Before a prepper launches into the whole food storage, water preservation, and seed harvesting plans,  they must first make sure they’ve taken all of the necessary preliminary steps in the event an emergency situation occurs. This, of course, is something you should do with your family — deciding where to meet up afterwards; taking stock of your current resources for food, water, heating, transportation, and communication; and knowing where to procure more in case you run out. Take the time to create your plans and walk the entire family through them so that each person is in the know about what to do. After all, with activities like work and school, chances are you’re not going to be around each other if and when disaster strikes.

Make a Family Plan

If you remember what it was like after Hurricane Katrina or the September 11 terrorist attacks, you remember how helpless and vulnerable we really were, particularly with regard to communication. The phone lines were jammed, damaged, or destroyed and there was confusion and panic abound. That’s why it’s important to take necessary steps to be well prepared:

Know when an emergency occurs – It seems obvious (and it is), but how will you know if there is an emergency? Modern day cellular networks often send text messages to customers with regard to local emergencies. You can also download the Well Prepared app to receive real-time emergency alerts directly on your phone, tablet, or PC.

Natural disasters, disaster prepping, emergency essentials

Find your safe place – Whether it’s your home, a cellar, or a shelter in place, it’s important to find a place where all members of your family can meet up in times of disaster.

Communication is important – How will you contact one another in an emergency? Mobile and internet service may not be available, so what are your other options? In case there is cellular service or a pay phone available, make sure every member of your family carries important phone numbers with them and has coins or a prepaid phone card to call their emergency contacts.

ICE contacts – It’s a great idea to identify a trusted friend or relative that lives out of your area whom your family can call and notify that they are safe. In addition, program your emergency contact as “ICE” (In Case of Emergency) in your mobile device so emergency personel can reference your address book if you’re in an accident.

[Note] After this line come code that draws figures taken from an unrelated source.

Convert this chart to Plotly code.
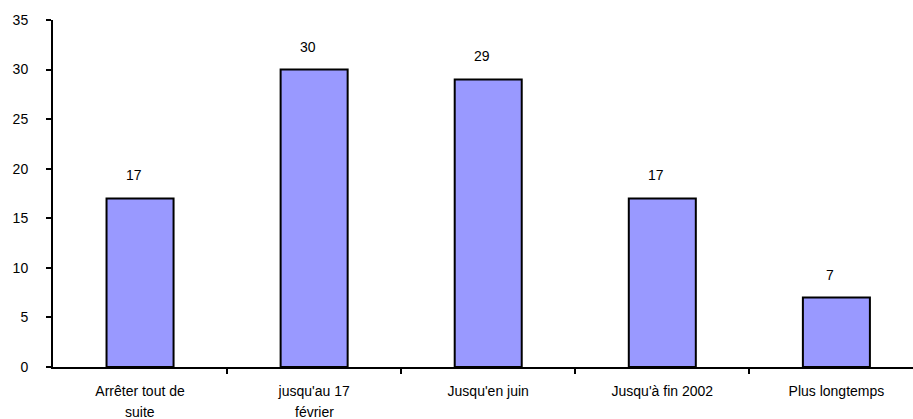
import plotly.graph_objects as go

categories = ["Arrêter tout de", "jusqu'au 17", "Jusqu'en juin", "Jusqu'à fin 2002", "Plus longtemps"]
second_lines = ["suite", "février", "", "", ""]
values = [17, 30, 29, 17, 7]
y_ticks = [0, 5, 10, 15, 20, 25, 30, 35]

FONT = "Liberation Sans, Arial, sans-serif"
FS = 14

fig = go.Figure()
fig.add_trace(go.Bar(
    x=list(range(len(categories))),
    y=values,
    width=0.385,
    marker=dict(color="#9999FF", line=dict(color="black", width=2)),
    hoverinfo="skip",
))

annotations = []
for i, v in enumerate(values):
    annotations.append(dict(
        x=i, y=v, xref="x", yref="y", text=str(v), showarrow=False,
        yshift=23, xshift=-6, font=dict(family=FONT, size=FS, color="black"),
    ))
for i, s in enumerate(second_lines):
    if s:
        annotations.append(dict(
            x=i, y=0, xref="x", yref="y", text=s, showarrow=False,
            yshift=-45, font=dict(family=FONT, size=FS, color="black"),
        ))

fig.update_layout(
    width=913, height=419,
    margin=dict(l=53, r=0, t=20, b=52, autoexpand=False),
    paper_bgcolor="white", plot_bgcolor="white",
    showlegend=False,
    annotations=annotations,
    xaxis=dict(
        range=[-0.5, 4.44],
        tickmode="array",
        tickvals=list(range(len(categories))),
        ticktext=categories,
        ticks="",
        showgrid=False, zeroline=False,
        showline=True, linecolor="black", linewidth=2,
        tickfont=dict(family=FONT, size=FS, color="black"),
        ticklabelstandoff=10,
        fixedrange=True,
    ),
    yaxis=dict(
        range=[0, 35],
        tickmode="array", tickvals=y_ticks,
        ticks="outside", ticklen=5, tickwidth=2, tickcolor="black",
        showgrid=False, zeroline=False,
        showline=True, linecolor="black", linewidth=2,
        tickfont=dict(family=FONT, size=FS, color="black"),
        ticklabelstandoff=15,
        fixedrange=True,
    ),
)

fig.update_xaxes(minor=dict(
    tickmode="array", tickvals=[0.5, 1.5, 2.5, 3.5],
    ticks="outside", ticklen=5, tickwidth=2, tickcolor="black", showgrid=False,
))

fig.write_html(
    "out.html",
    config={"displayModeBar": False},
    post_script="document.body.style.margin='0';document.body.style.overflow='hidden';",
)
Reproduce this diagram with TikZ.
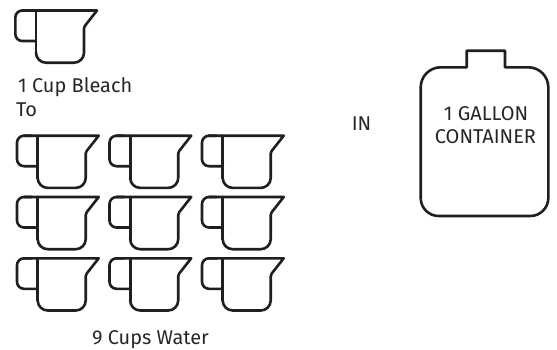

Other things you should do to prepare include:

  • Teach children to call 911.
  • Keep a collar, license, and I.D. on your dog at all times.
  • Text messages can often get through when a phone call cannot, so make sure everyone knows who to text
  • Include neighbors in your plan. Identify safe houses for your children that they can go to in case parents are unable to get home.
  • Write down your plan and keep a copy of it in your safe or a fireproof box so you can access it in the event of a disaster. Adults should keep a copy in their wallets or handbags, and children can have a copy in a school pack or taped to the inside of a notebook.